File spoon-archives/lyotard.archive/lyotard_1998/lyotard.9801, message 16


Date: Sat, 17 Jan 1998 09:56:06
From: Mark Bower <mab207-AT-psu.edu>
Subject: Re: Anybody there??????


I'm still here.  I've been reading Postmodern Fables, which begins:

"...Today life is fast.  It vaporizes morals.  Futility suits the
postmodern, for words as well as things.  But that doesn't keep us from
asking questions:  how to live, and why?  The answers are deferred.  As
they always are, of course.  But this time, there is a semblance of
knowing:  that life is going every which way."

"But do we know this?  We represent it to ourselves rather.  Every which
way of life is flaunted, exhibited, enjoyed for the love of variety.  The
moral of all morals would be that of 'aesthetic' pleasure."

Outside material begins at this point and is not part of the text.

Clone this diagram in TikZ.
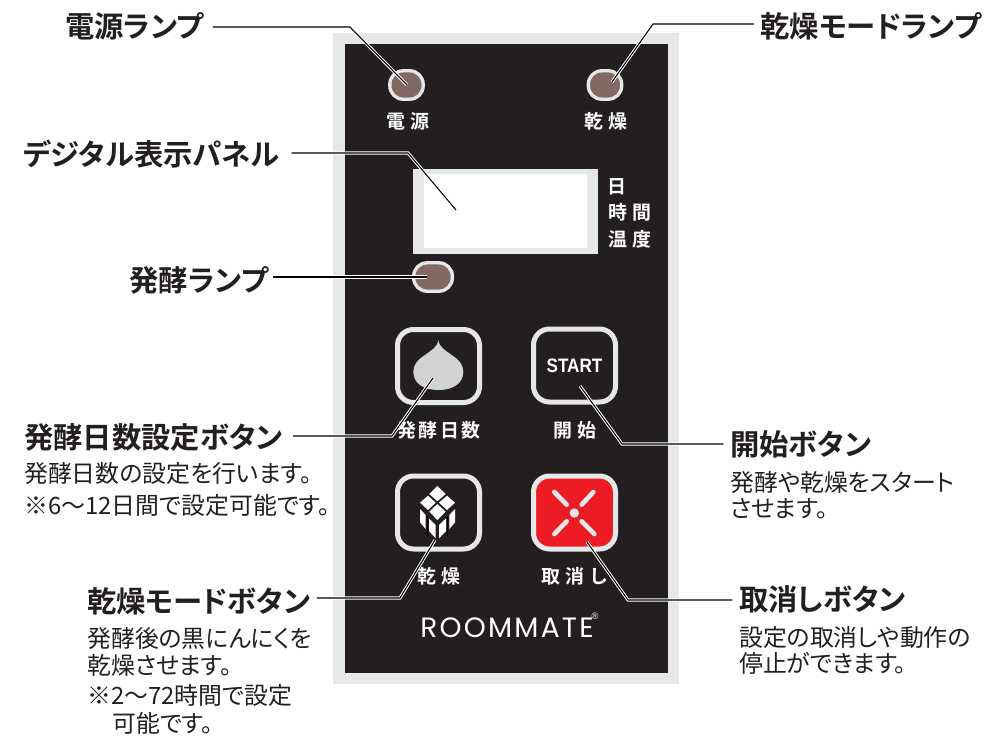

"Here then are fifteen notes on postmodern aestheticization.  And against
it!  You're not done living because you chalk it up to artifice."

_________

What has struck me most about it so far is a line from a dialogue (between
"he" and "she")  called "Interesting?"

"SHE:  The only interesting thing is to try to speak in the language of
another you don't understand."

This "fable" points out that most conversation has the effect of confirming
what we already know.  This kind of conversation helps us keep going, doing
being.  But it is not "interesting," not what we want or need.  That which
is interesting stops us.  It causes us to lose time.  

It points to a kind of call that is not understood, but is nonetheless
recognizable as a call that somehow is received in an attitutde of hope of
being able to understand and respond.

If you understand this, is it still interesting?